I owned one for 15 years. In full disclosure I now own a Westsail 42. Most everything said so far is correct. A couple of slanted comments though on the sailing.
She's definitely not a round the buoy boat. She takes some
work to sail.
Work in setting her up, not work in the
steering. If she's rigged right and the spar is set correct she'll balance well and you'll be more comfortable in her than most other boats. She will in bay chop, even the GOMEX under the right conditions hobby horse. If you get enough
power into her though; like in the video above, she'll punch though happily for hours and days. In spite of the Wetsnail slam she sails very well but can't point as high as a round the buoys
racer. Once you fall off from beating to any kind of reach she finds her legs and can really move. The motion is kind to the body and inspite of one poster saying he was tired after sailing a day, she got us to
ports generally in fine shape without our teeth having been knocked loose. We sailed her 25k miles, about 10 k
offshore and the rest coastal. We had an Aires
wind vane that steered almost all the time. The key to moving the boat is having the right sails and large enough. I believe she first earned her snail slam because the boats shipped from the
west coast to the east had sails designed for
California and not the finicky winds we have on the
east coast. We used for 90% of our sailing on the
east coast the 130
Genoa, the staysail and well built main. In the trades we changed to the Yankee, keep the staysail furled and then a reefed
mainsail.
Look for one that has at least the 36hp
Volvo or larger. The 25 hp put her as underpowered and that's the
engine we put on her. Thank you Lynn and Larry P for that
purchase. It was the only
purchase on the boat I really regretted.
As for factory built vs owner: Look the boats over closely. I'd say of all the owner built boats I've looked at about 1/2 are significantly better then the factory built and 1/2 are worse.
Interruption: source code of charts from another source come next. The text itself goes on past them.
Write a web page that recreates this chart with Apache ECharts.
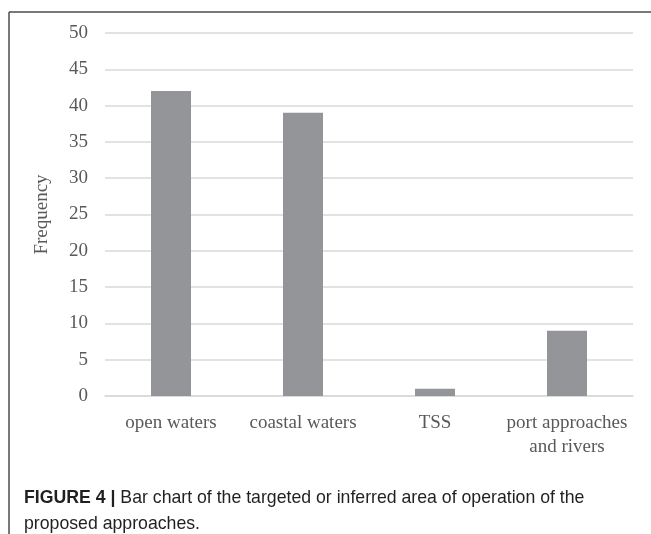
<!DOCTYPE html>
<html>
<head>
<meta charset="utf-8">
<script src="https://cdn.jsdelivr.net/npm/echarts@6/dist/echarts.min.js"></script>
<style>
  html, body { margin: 0; padding: 0; background: #fff; }
  #chart { width: 651px; height: 534px; }
</style>
</head>
<body>
<div id="chart"></div>
<script>
// data
const categories = ["open waters", "coastal waters", "TSS", "port approaches\nand rivers"];
const frequency = [42, 39, 1, 9];
const yTicks = { min: 0, max: 50, interval: 5 };
const captionLines = [
  ["FIGURE 4 | ", "Bar chart of the targeted or inferred area of operation of the"],
  ["", "proposed approaches."]
];

const serif = "'Liberation Serif', 'Times New Roman', serif";
const sans = "'Liberation Sans', Arial, sans-serif";
const grey = "#595959";

const chart = echarts.init(document.getElementById("chart"));

chart.setOption({
  animation: false,
  grid: { left: 105, right: 18, top: 33, bottom: 138 },
  xAxis: {
    type: "category",
    data: categories,
    axisTick: { show: false },
    axisLine: { lineStyle: { color: "#d9d9d9", width: 1.5 } },
    axisLabel: {
      color: grey, fontFamily: serif, fontSize: 19,
      lineHeight: 24, margin: 15, interval: 0
    }
  },
  yAxis: {
    type: "value",
    min: yTicks.min, max: yTicks.max, interval: yTicks.interval,
    name: "Frequency",
    nameLocation: "middle",
    nameGap: 53,
    nameTextStyle: { color: grey, fontFamily: serif, fontSize: 19 },
    axisLine: { show: false },
    axisTick: { show: false },
    axisLabel: { color: grey, fontFamily: serif, fontSize: 19, margin: 17 },
    splitLine: { lineStyle: { color: "#d9d9d9", width: 1.5 } }
  },
  series: [{
    type: "bar",
    data: frequency,
    barWidth: 40,
    itemStyle: { color: "#939598" }
  }],
  graphic: [
    // frame lines (top and left)
    { type: "line", shape: { x1: 9, y1: 12, x2: 651, y2: 12 }, style: { stroke: "#4d4d4d", lineWidth: 1.5 } },
    { type: "line", shape: { x1: 9, y1: 12, x2: 9, y2: 534 }, style: { stroke: "#4d4d4d", lineWidth: 1.5 } },
    {
      type: "text", left: 24, top: 485,
      style: {
        text: "{b|" + captionLines[0][0] + "}" + captionLines[0][1] + "\n" + captionLines[1][1],
        font: "17.7px " + sans,
        fill: "#231f20",
        lineHeight: 26,
        rich: {
          b: { fontFamily: sans, fontSize: 17.7, fontWeight: "bold", fill: "#231f20", lineHeight: 26 }
        }
      }
    }
  ]
});
</script>
</body>
</html>
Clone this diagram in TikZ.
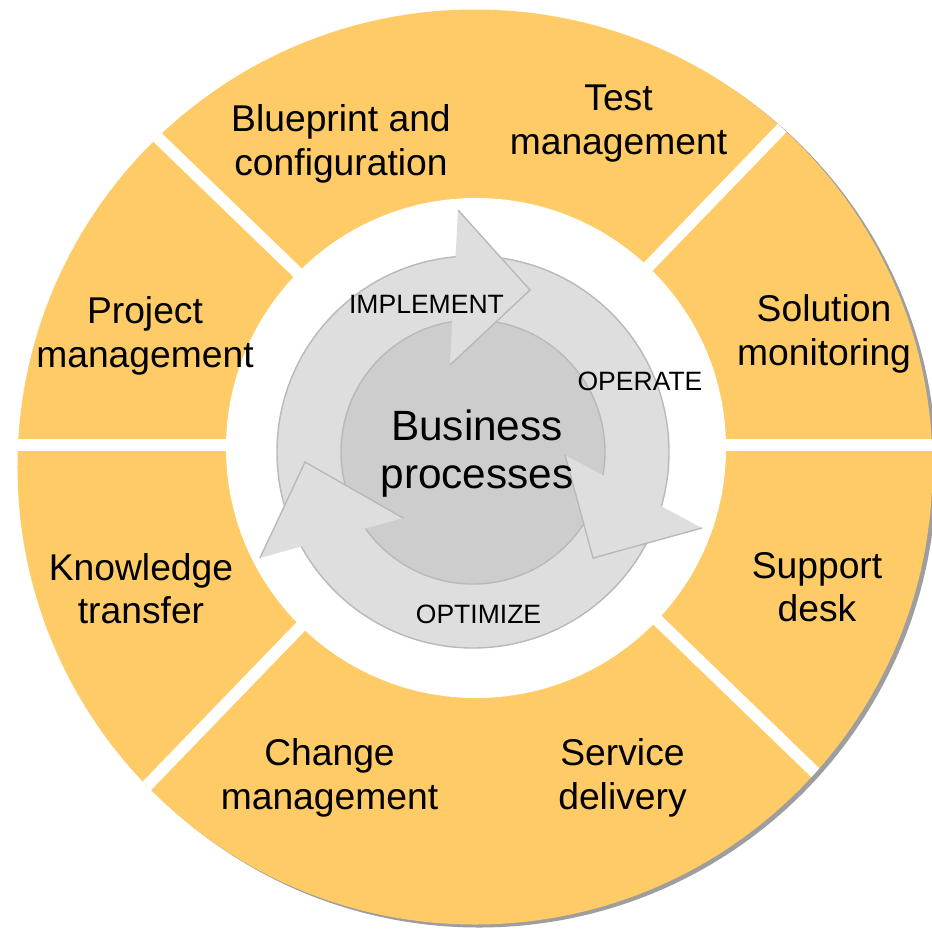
\documentclass[tikz,border=0pt]{standalone}
\usepackage{fontspec}
\setmainfont{Liberation Sans}
\definecolor{ringyellow}{RGB}{254,203,102}
\definecolor{ringshadow}{RGB}{158,158,158}
\definecolor{cyclelight}{RGB}{222,222,222}
\definecolor{cycledark}{RGB}{205,205,205}
\definecolor{cycleedge}{RGB}{185,185,185}
\tikzset{
  seglabel/.style={align=center, inner sep=0pt, font=\fontsize{21.2pt}{24.7pt}\selectfont},
  phaselabel/.style={inner sep=0pt, font=\fontsize{15.1pt}{17pt}\selectfont},
  gapline/.style={white, line width=6.8pt},
}
\begin{document}
\begin{tikzpicture}[x=0.02cm, y=0.02cm]
\useasboundingbox[fill=white] (-476,-483) rectangle (456,448);
\coordinate (O) at (0,0);
\coordinate (R) at (-1,-19);
\coordinate (C) at (-3,-4);
\coordinate (G) at (0,3);

\fill[ringshadow] ([shift={(4,-3)}]R) circle (457.5);
\fill[ringyellow] (R) circle (457.5);
\begin{scope}
\clip (R) circle (457.5);
\foreach \a in {0,46,136,180,226,316}
  \draw[gapline] (G) -- ++(\a:490);
\end{scope}
\fill[white] (O) circle (250);

\fill[cycledark] (C) circle (132);
\fill[cyclelight, even odd rule] (C) circle (196) (C) circle (132);
\draw[cycleedge, line width=0.8pt] (C) circle (196) (C) circle (132);
\foreach \p/\q/\r in {{(-18,238)}/{(54,158)}/{(-26,83)}, {(226,-80)}/{(117,-110)}/{(89,-7)}, {(-216,-110)}/{(-171,-14)}/{(-73,-70)}}{
  \fill[cyclelight] \p -- \q -- \r -- cycle;
  \draw[cycleedge, line width=0.8pt] \p -- \q -- \r;
}

\node[seglabel] (blueprint) at (-135,304) {Blueprint and\\configuration};
\node[seglabel] (test) at (142.5,324.6) {Test\\management};
\node[seglabel] (project) at (-331,112) {Project\\management};
\node[seglabel] (solution) at (348,114) {Solution\\monitoring};
\node[seglabel] (knowledge) at (-335,-140.5) {Knowledge\\transfer};
\node[seglabel] (support) at (341,-139) {Support\\desk};
\node[seglabel] (change) at (-146.5,-330) {Change\\management};
\node[seglabel] (service) at (146.5,-330) {Service\\delivery};
\node[align=center, inner sep=0pt, font=\fontsize{24.1pt}{27.5pt}\selectfont] (business) at (1,-5.4) {Business\\processes};
\node[phaselabel] (implement) at (-49.5,143.8) {IMPLEMENT};
\node[phaselabel] (operate) at (164,66.3) {OPERATE};
\node[phaselabel] (optimize) at (2.5,-166) {OPTIMIZE};
\end{tikzpicture}
\end{document}
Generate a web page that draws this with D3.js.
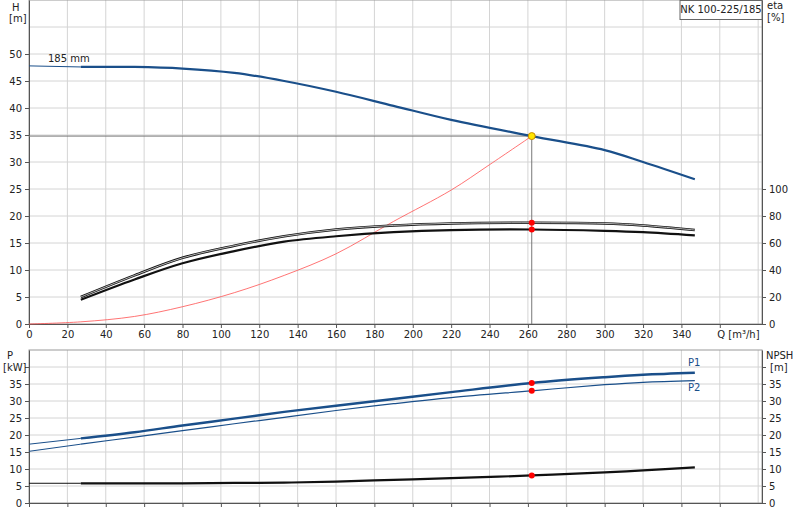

By now after almost 40 years most all boats have been owner modified enough that everyone is custom.
There were I think 3
deck mods so make sure the year you're looking at is what you want. The earlier boats had a large
teak lazzerate
hatch, the next mod was a center skylight, and the following was putting stanchions bases molded in, a flush lazzerette, a
cockpit locker a molded in shim fo rthe
bowsprit (that may have been in the second mod) and a
cockpit locker. We had the last mod.
If you want to sail around the world or do some serious offshore stuff the boat will stand up to anything you can handle. There is more room than you'll generally know what to do with. (We had over 50 lockers
storage areas). She isn't however a condo at the
dock. There is room for stuff and things and not for playing charades down below.
All that being said I think a well found one is the best bang for the buck in todays market. If you
price boats by the pound (that's how builders figure much of the cost) then you're easily
buying a 40- 50' boat in a small effecient package.